Letter to the Editor on "The Nursing Shortage: Is This Cycle Different?"

The Nursing Shortage: Is This Cycle Different?

March 10, 2004

response by Zamandosi Cele to topic The Nursing Shortage: Is This Cycle Different? (Jan. 31, 2001)

Dear Editor:

I live in South Africa. For the past two years I have been looking forward to joining the nursing profession. Sadly, due to lack of funding, I have not yet been able to fulfill my dream of helping others. I have been reading the issues raised in the Nursing Shortage topic of the Online Journal of Issues in Nursing. It saddens me to find out that there is a shortage of nurses in a first world country. It seems that this shortage is due, at least in part, to the many nurses who have lost the love of what I believe is a calling, because they are feeling so overworked.

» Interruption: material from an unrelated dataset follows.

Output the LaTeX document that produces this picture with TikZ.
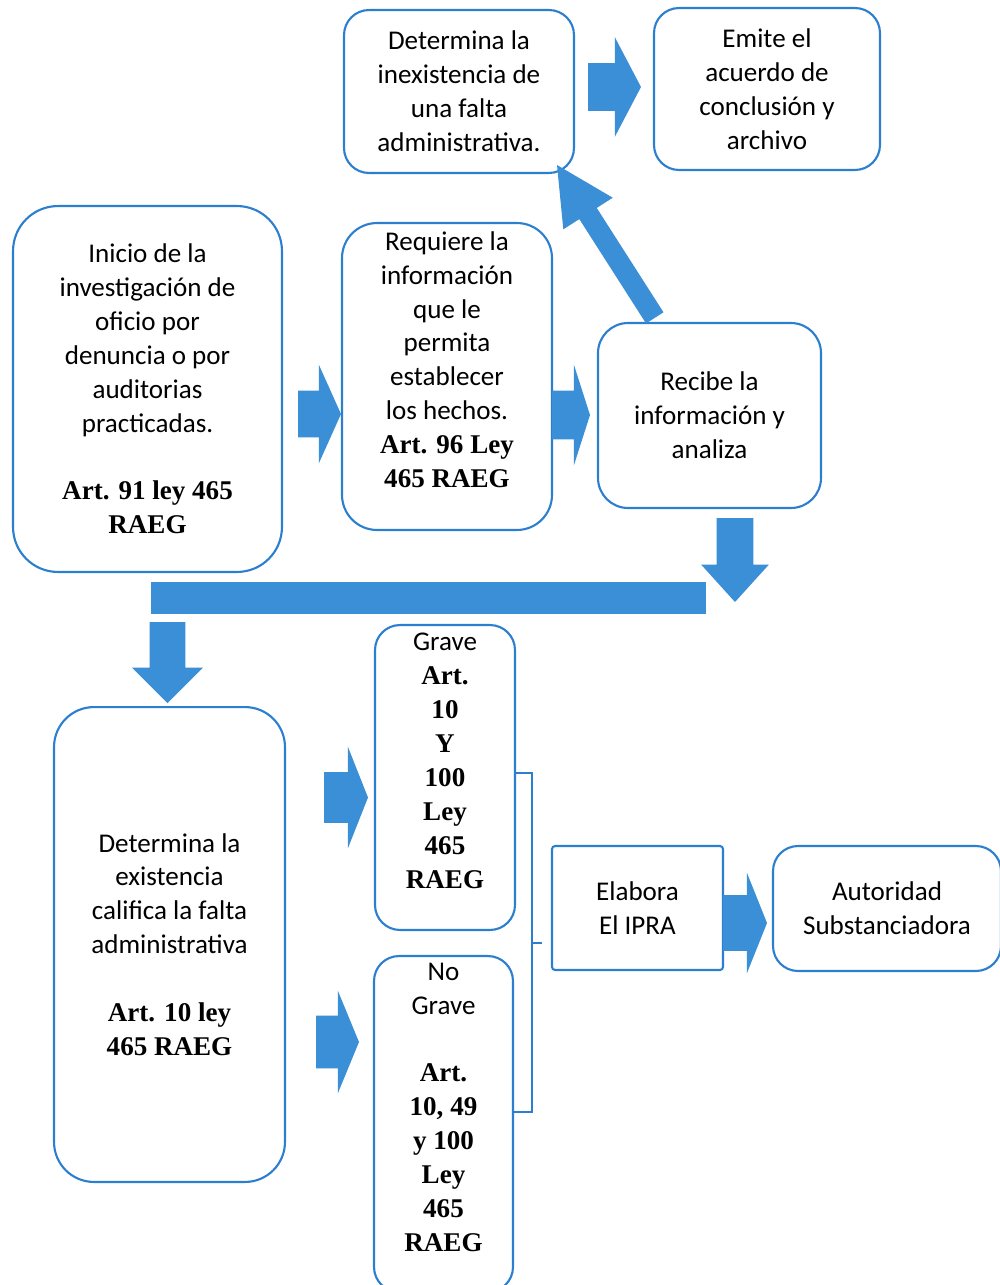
\documentclass[tikz,border=0pt]{standalone}
\usepackage{fontspec}
\setmainfont{Carlito}
\newfontfamily\artfont{Liberation Serif}
\usepackage{tikz}
\usetikzlibrary{shapes, arrows.meta, positioning}
\usepackage{xcolor}
\definecolor{boxblue}{RGB}{44,126,206}
\definecolor{arrowblue}{RGB}{58,143,214}
\newcommand{\art}[1]{{\artfont\bfseries #1}}

\begin{document}
\begin{tikzpicture}[x=0.02cm, y=-0.02cm, font=\fontsize{15.4}{19.3}\selectfont,
  box/.style={draw=boxblue, line width=1.2pt, fill=white, align=center, inner sep=0pt},
  blk/.style={single arrow, fill=arrowblue, inner sep=0pt, outer sep=0pt, text depth=0pt, text height=#1, anchor=tip},
  bracket/.style={draw=boxblue, line width=1.4pt}]

\useasboundingbox (0,0) rectangle (1000,1285);
\clip (0,0) rectangle (1000,1285);

\node[box, minimum width=4.6cm, minimum height=3.26cm, rounded corners=0.5cm] (inex) at (459,91.5) {Determina la\\inexistencia de\\una falta\\administrativa.};
\node[box, minimum width=4.52cm, minimum height=3.24cm, rounded corners=0.5cm] (emite) at (767,89) {Emite el\\acuerdo de\\conclusión y\\archivo};
\node[box, minimum width=5.38cm, minimum height=7.32cm, rounded corners=0.9cm] (inicio) at (147.5,389) {Inicio de la\\investigación de\\oficio por\\denuncia o por\\auditorias\\practicadas.\\\mbox{}\\\art{Art. 91 ley 465}\\\art{RAEG}};
\node[box, minimum width=4.2cm, minimum height=6.14cm, rounded corners=0.7cm] (requiere) at (447,376.5) {Requiere la\\información\\que le\\permita\\establecer\\los hechos.\\\art{Art. 96 Ley}\\\art{465 RAEG}\\\mbox{}};
\node[box, minimum width=4.46cm, minimum height=3.7cm, rounded corners=0.6cm] (recibe) at (709.5,415.5) {Recibe la\\información y\\analiza};
\node[box, minimum width=4.62cm, minimum height=9.5cm, rounded corners=0.8cm] (existe) at (169.5,944.5) {Determina la\\existencia\\califica la falta\\administrativa\\\mbox{}\\\art{Art. 10 ley}\\\art{465 RAEG}};
\node[box, minimum width=2.8cm, minimum height=6.1cm, rounded corners=0.5cm] (grave) at (445,777.5) {Grave\\\art{Art.}\\\art{10}\\\art{Y}\\\art{100}\\\art{Ley}\\\art{465}\\\art{RAEG}\\\mbox{}};
\node[box, minimum width=2.78cm, minimum height=6.72cm, rounded corners=0.5cm] (nograve) at (443.5,1124) {No\\Grave\\\mbox{}\\\art{Art.}\\\art{10, 49}\\\art{y 100}\\\art{Ley}\\\art{465}\\\art{RAEG}\\\mbox{}};
\node[box, minimum width=3.42cm, minimum height=2.48cm, rounded corners=0.06cm] (elabora) at (637.5,908) {Elabora\\El IPRA};
\node[box, minimum width=4.56cm, minimum height=2.5cm, rounded corners=0.5cm] (autoridad) at (887,908.5) {Autoridad\\Substanciadora};

\node[blk=0.94cm, minimum height=1.06cm, minimum width=1.98cm, single arrow head extend=0.52cm, single arrow tip angle=124.6] (a1) at (641,87) {};
\node[blk=0.92cm, minimum height=0.86cm, minimum width=1.96cm, single arrow head extend=0.52cm, single arrow tip angle=131.6] (a2) at (341,414) {};
\node[blk=0.96cm, minimum height=0.76cm, minimum width=2.0cm, single arrow head extend=0.52cm, single arrow tip angle=144.5] (a3) at (590,415) {};
\node[blk=0.4cm, minimum height=3.63cm, minimum width=1.16cm, single arrow head extend=0.38cm, single arrow tip angle=54, rotate=122.6] (a4) at (557,165) {};
\node[blk=0.72cm, minimum height=1.68cm, minimum width=1.34cm, single arrow head extend=0.31cm, single arrow tip angle=84.3, rotate=-90] (a5) at (735,602) {};
\node[fill=arrowblue, minimum width=11.1cm, minimum height=0.64cm, inner sep=0pt] (bar) at (428.5,598) {};
\node[blk=0.7cm, minimum height=1.62cm, minimum width=1.4cm, single arrow head extend=0.35cm, single arrow tip angle=90, rotate=-90] (a6) at (167.5,703) {};
\node[blk=1.0cm, minimum height=0.88cm, minimum width=2.02cm, single arrow head extend=0.51cm, single arrow tip angle=136.8] (a7) at (368,797.5) {};
\node[blk=1.04cm, minimum height=0.86cm, minimum width=2.04cm, single arrow head extend=0.5cm, single arrow tip angle=135.2] (a8) at (359,1042) {};
\node[blk=1.1cm, minimum height=0.88cm, minimum width=2.0cm, single arrow head extend=0.45cm, single arrow tip angle=136.4] (a9) at (767,923) {};

\coordinate (brk) at (531,943);
\draw[bracket] ([yshift=0.09cm]grave.east) -- ++(16,0) |- ([yshift=0.24cm]nograve.east);
\draw[bracket] (brk) -- ++(11,0);

\end{tikzpicture}
\end{document}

The purpose of this letter is to inform the rest of the world that in South Africa there are many others like me who would love to join the nursing profession, both to help patients and to bring down the stress levels of nurses who are overworked due to staff shortages. However, this goal seems like a dream. For example, the college that had promised to fund my nursing education informed me one month before I was scheduled to enroll that it would not be able to provide any funding for me. This college had just learned that its source of funding, for students such as myself, had been withdrawn. This did break my spirit; but where there is a will there surely is a way. I, unlike many of the other hopeful students, managed to get myself a job as a call centre agent, working in the evening to save enough money to go to college to study as a nurse. I am doing this to fulfill my dream of helping others and decreasing, at least a small percentage, the stress levels of nurses who have lost their love of a blessed calling.